Mes symptômes étaient apparents pour tout le monde, mais moi, je ne les voyais pas. Je ressentais plusieurs symptômes physiques comme de la fatigue persistante, des rhumes récurrents, des infections aux sinus et des douleurs chroniques. Sans parler des symptômes mentaux et émotionnels : anxiété, dépression, troubles du sommeil, consommation accrue de drogues, sensibilité accrue aux sons et difficultés dans les relations interpersonnelles. Il a fallu que des collègues me partagent leurs observations et leurs réflexions pour que j’arrive finalement à faire un lien entre mon travail et mon état de santé. Mon expérience est celle d’un deuil profond et grave, un deuil qui prend du temps à guérir, un deuil subtil et sournois qui vous envahit au moment où vous vous y attendez le moins. Un chagrin qui ne s’effacera jamais vraiment, tant que des gens continueront à mourir de surdoses évitables.

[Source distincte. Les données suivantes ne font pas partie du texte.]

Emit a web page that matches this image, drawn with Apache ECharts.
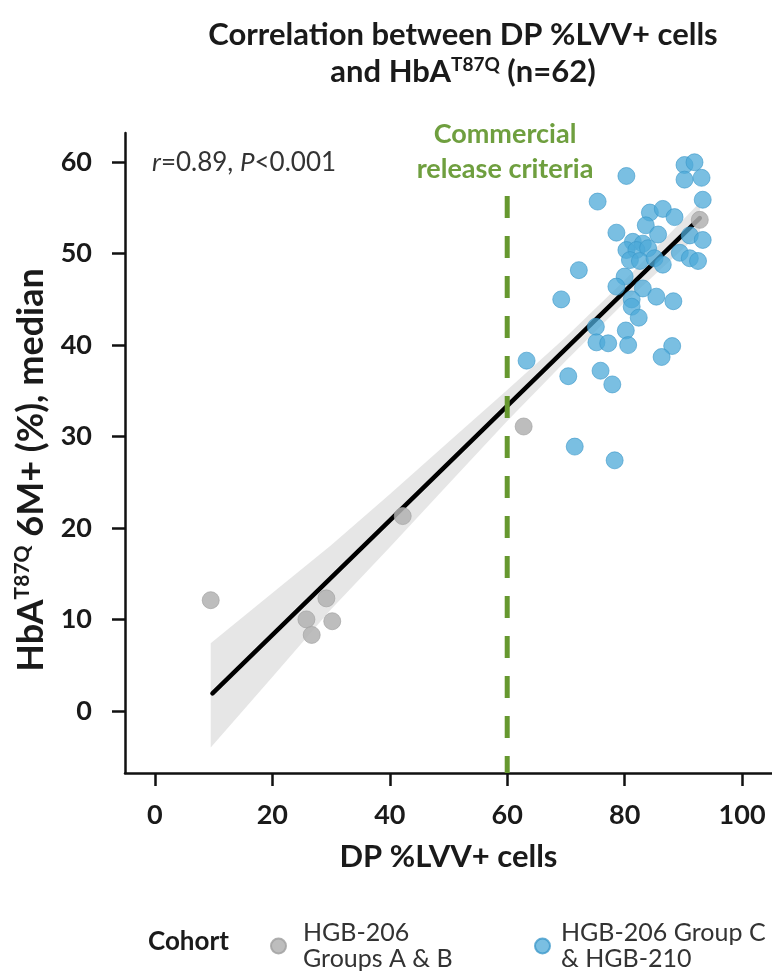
<!DOCTYPE html>
<html>
<head>
<meta charset="utf-8">
<script src="https://cdn.jsdelivr.net/npm/echarts@6/dist/echarts.min.js"></script>
<style>
html,body{margin:0;padding:0;background:#ffffff;}
#chart{width:772px;height:979px;}
</style>
</head>
<body>
<div id="chart"></div>
<script>
// ---- Data ----
const seriesNames = ['HGB-206\nGroups A & B', 'HGB-206 Group C\n& HGB-210'];

// HGB-206 Groups A & B (grey)
const groupAB_x = [9.5, 25.8, 26.7, 29.2, 30.2, 42.2, 62.8, 92.8];
const groupAB_y = [12.1, 10.0, 8.3, 12.3, 9.8, 21.3, 31.1, 53.7];

// HGB-206 Group C & HGB-210 (blue)
const groupC_x = [80.3, 75.4, 90.2, 91.9, 90.2, 93.1, 93.3, 84.3, 86.5, 88.5,
                  83.6, 78.6, 85.7, 91.1, 93.3, 81.4, 83.1, 80.3, 82.0, 84.0,
                  80.9, 82.6, 85.1, 86.5, 89.4, 91.1, 92.5, 72.2, 80.0, 78.6,
                  83.1, 85.4, 88.3, 69.2, 81.2, 81.2, 82.4, 75.1, 80.2, 75.2,
                  77.2, 80.6, 88.1, 86.3, 63.3, 70.4, 75.9, 77.9, 71.5, 78.3];
const groupC_y = [58.5, 55.7, 59.7, 60.0, 58.1, 58.3, 55.9, 54.5, 54.9, 54.0,
                  53.1, 52.3, 52.1, 52.0, 51.5, 51.3, 51.1, 50.4, 50.4, 50.6,
                  49.3, 49.2, 49.5, 48.8, 50.1, 49.5, 49.2, 48.2, 47.5, 46.4,
                  46.2, 45.3, 44.8, 45.0, 45.0, 44.2, 43.0, 42.0, 41.6, 40.3,
                  40.2, 40.0, 39.9, 38.7, 38.3, 36.6, 37.2, 35.7, 28.9, 27.4];

// Regression line end points and confidence band
const fitLine_x = [9.8, 92.8];
const fitLine_y = [1.9, 53.9];
const band_x     = [9.5, 20, 30, 40, 50, 60, 70, 80, 92.8];
const band_lower = [-4.0, 3.7, 11.1, 17.9, 24.8, 31.7, 38.3, 44.7, 52.2];
const band_upper = [7.4, 12.9, 18.1, 23.7, 29.4, 35.1, 40.9, 47.1, 55.6];

// Commercial release criteria (vertical dashed line)
const releaseCriterion_x = 60;
const releaseLine_y = [56.3, -6.8];

// Axes
const xTicks = [0, 20, 40, 60, 80, 100];
const yTicks = [0, 10, 20, 30, 40, 50, 60];
const xRange = [-5.1, 105.1];
const yRange = [-6.8, 63.2];

// ---- Chart ----
const FONT = 'Lato';
const chart = echarts.init(document.getElementById('chart'), null, {renderer: 'canvas'});

const abData = groupAB_x.map((x, i) => [x, groupAB_y[i]]);
const cData = groupC_x.map((x, i) => [x, groupC_y[i]]);
const fitData = fitLine_x.map((x, i) => [x, fitLine_y[i]]);
const bandData = band_x.map((x, i) => [x, band_lower[i], band_upper[i]]);
const releaseData = releaseLine_y.map(y => [releaseCriterion_x, y]);

const axisColor = '#111111';
function legendAt(left, name, padLeft) {
  return {
    orient: 'horizontal',
    left: left,
    top: 915,
    itemWidth: 15,
    itemHeight: 15,
    icon: 'circle',
    data: [name],
    textStyle: {fontFamily: FONT, fontSize: 25, lineHeight: 26, color: '#333333', padding: [0, 0, 0, padLeft]}
  };
}

const option = {
  backgroundColor: '#ffffff',
  animation: false,
  grid: {left: 125, right: 0, top: 133, bottom: 206, containLabel: false},
  xAxis: {
    type: 'value',
    min: xRange[0], max: xRange[1],
    name: 'DP %LVV+ cells',
    nameLocation: 'middle',
    nameGap: 68,
    nameTextStyle: {fontFamily: FONT, fontWeight: 'bold', fontSize: 31, color: '#1a1a1a'},
    axisLine: {show: true, onZero: false, lineStyle: {color: axisColor, width: 2.5}},
    axisTick: {show: true, length: 13, lineStyle: {color: axisColor, width: 2.5}, customValues: xTicks},
    axisLabel: {customValues: xTicks, margin: 29, fontFamily: FONT, fontWeight: 'bold', fontSize: 27, color: '#1a1a1a'},
    splitLine: {show: false}
  },
  yAxis: {
    type: 'value',
    min: yRange[0], max: yRange[1],
    name: '{b|HbA}{s|T87Q}{b| 6M+ (%), median}',
    nameLocation: 'middle',
    nameGap: 68,
    nameTextStyle: {
      padding: [0, 34, 0, 0],
      rich: {
        b: {fontFamily: FONT, fontWeight: 'bold', fontSize: 36, color: '#1a1a1a', lineHeight: 40},
        s: {fontFamily: FONT, fontWeight: 'bold', fontSize: 21, color: '#1a1a1a', lineHeight: 21, verticalAlign: 'top'}
      }
    },
    axisLine: {show: true, onZero: false, lineStyle: {color: axisColor, width: 2.5}},
    axisTick: {show: true, length: 13, lineStyle: {color: axisColor, width: 2.5}, customValues: yTicks},
    axisLabel: {customValues: yTicks, margin: 33, fontFamily: FONT, fontWeight: 'bold', fontSize: 27, color: '#1a1a1a'},
    splitLine: {show: false}
  },
  legend: [
    legendAt(265, seriesNames[0], 12),
    legendAt(529, seriesNames[1], 6)
  ],
  graphic: [
    {type: 'text', silent: true, style: {
      x: 463, y: 35, align: 'center', verticalAlign: 'middle',
      text: 'Correlation between DP %LVV+ cells',
      fontFamily: FONT, fontWeight: 'bold', fontSize: 31, fill: '#1a1a1a'}},
    {type: 'text', silent: true, style: {
      x: 463, y: 72, align: 'center', verticalAlign: 'middle',
      text: '{a|and HbA}{s|T87Q}{a| (n=62)}',
      rich: {
        a: {fontFamily: FONT, fontWeight: 'bold', fontSize: 31, fill: '#1a1a1a', lineHeight: 34},
        s: {fontFamily: FONT, fontWeight: 'bold', fontSize: 19, fill: '#1a1a1a', lineHeight: 19, verticalAlign: 'top'}
      }}},
    {type: 'text', silent: true, style: {
      x: 505, y: 152, align: 'center', verticalAlign: 'middle',
      text: 'Commercial\nrelease criteria', lineHeight: 35,
      fontFamily: FONT, fontWeight: 'bold', fontSize: 27, fill: '#6f9f3f'}},
    {type: 'text', silent: true, style: {
      x: 152, y: 163, align: 'left', verticalAlign: 'middle',
      text: '{i|r}{n|=0.89, }{i|P}{n|<0.001}',
      rich: {
        i: {fontFamily: FONT, fontStyle: 'italic', fontSize: 26, fill: '#333333'},
        n: {fontFamily: FONT, fontSize: 26, fill: '#333333'}
      }}},
    {type: 'text', silent: true, style: {
      x: 148, y: 942, align: 'left', verticalAlign: 'middle',
      text: 'Cohort', fontFamily: FONT, fontWeight: 'bold', fontSize: 26, fill: '#1a1a1a'}}
  ],
  series: [
    {
      type: 'custom',
      name: 'band',
      silent: true,
      z: 1,
      clip: true,
      data: bandData,
      encode: {x: 0, y: [1, 2]},
      renderItem: function (params, api) {
        if (params.dataIndex !== 0) return null;
        const pts = [];
        for (let i = 0; i < bandData.length; i++) pts.push(api.coord([bandData[i][0], bandData[i][2]]));
        for (let i = bandData.length - 1; i >= 0; i--) pts.push(api.coord([bandData[i][0], bandData[i][1]]));
        return {type: 'polygon', shape: {points: pts}, style: {fill: '#e6e6e6', stroke: null}};
      }
    },
    {
      type: 'line',
      name: 'fit',
      data: fitData,
      z: 2,
      symbol: 'none',
      silent: true,
      lineStyle: {color: '#000000', width: 4.5, cap: 'round'}
    },
    {
      type: 'line',
      name: 'release',
      data: releaseData,
      z: 3,
      symbol: 'none',
      silent: true,
      lineStyle: {color: '#66982f', width: 5, type: [22, 18]}
    },
    {
      type: 'scatter',
      name: seriesNames[0],
      data: abData,
      z: 4,
      symbolSize: 17,
      itemStyle: {color: '#b2b2b2', opacity: 0.85, borderColor: '#a2a2a2', borderWidth: 0.8}
    },
    {
      type: 'scatter',
      name: seriesNames[1],
      data: cData,
      z: 5,
      symbolSize: 17,
      itemStyle: {color: '#4eaad8', opacity: 0.75, borderColor: '#3896c8', borderWidth: 0.8}
    }
  ]
};
chart.setOption(option);
</script>
</body>
</html>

“Mon expérience est celle d’un deuil profond et grave, un deuil qui prend du temps à guérir, un deuil subtil et sournois qui vous envahit au moment où vous vous y attendez le moins. Un chagrin qui ne s’effacera jamais vraiment, tant que des gens continueront à mourir de surdoses évitables.”

L’une des décisions les plus difficiles que j’ai eue à prendre de ma vie, c’est celle de faire un arrêt prolongé de mon travail en réduction des méfaits. J’ai trouvé ça douloureux, même déchirant. J’étais accablée, je prenais tellement de choses à cœur, j’avais tellement d’amour à donner, je voulais tellement en faire plus – mais je savais aussi que je n’en pouvais plus. J’en avais assez. Du moins pour l’instant, à cette époque. Ça me brisait le cœur alors que j’avais un tel désir de servir, que j’avais aimé et perdu des êtres chers, que je les avais côtoyés de si près.

Ça fait maintenant plus de deux ans que je n’ai pas travaillé en contexte de réduction des méfaits. Une partie de moi s’ennuie profondément de ce travail de première ligne : le sentiment d’accomplir quelque chose de concret à la fin de la journée, d’aider quelqu’un à tenir jusqu’au lendemain. Je m’ennuie des interactions significatives et authentiques avec les utilisateur·trices de services, les intervenant·es et la communauté. Mais je suis toujours aux prises avec mon deuil. Ce deuil est collectif : il est partagé par les membres de la communauté, les travailleur·euses de première ligne, et toutes les personnes touchées par la crise des surdoses et la guerre contre les personnes qui consomment.

“Ce deuil est collectif : il est partagé par les membres de la communauté, les travailleur·euses de première ligne, et toutes les personnes touchées par la crise des surdoses et la guerre contre les personnes qui consomment.”

Tant que nous n’aurons pas abordé et démantelé les politiques néfastes en matière de drogues, qui sont responsables de la mort de milliers de personnes par surdoses, des gens continueront de mourir et notre deuil ne s’apaisera pas. Nous faisons du surplace dans un environnement rendu toxique par la criminalisation, entraînant un traumatisme perpétuel chez les consommateur·trices de drogues, les travailleur·euses de première ligne et au sein de nos communautés.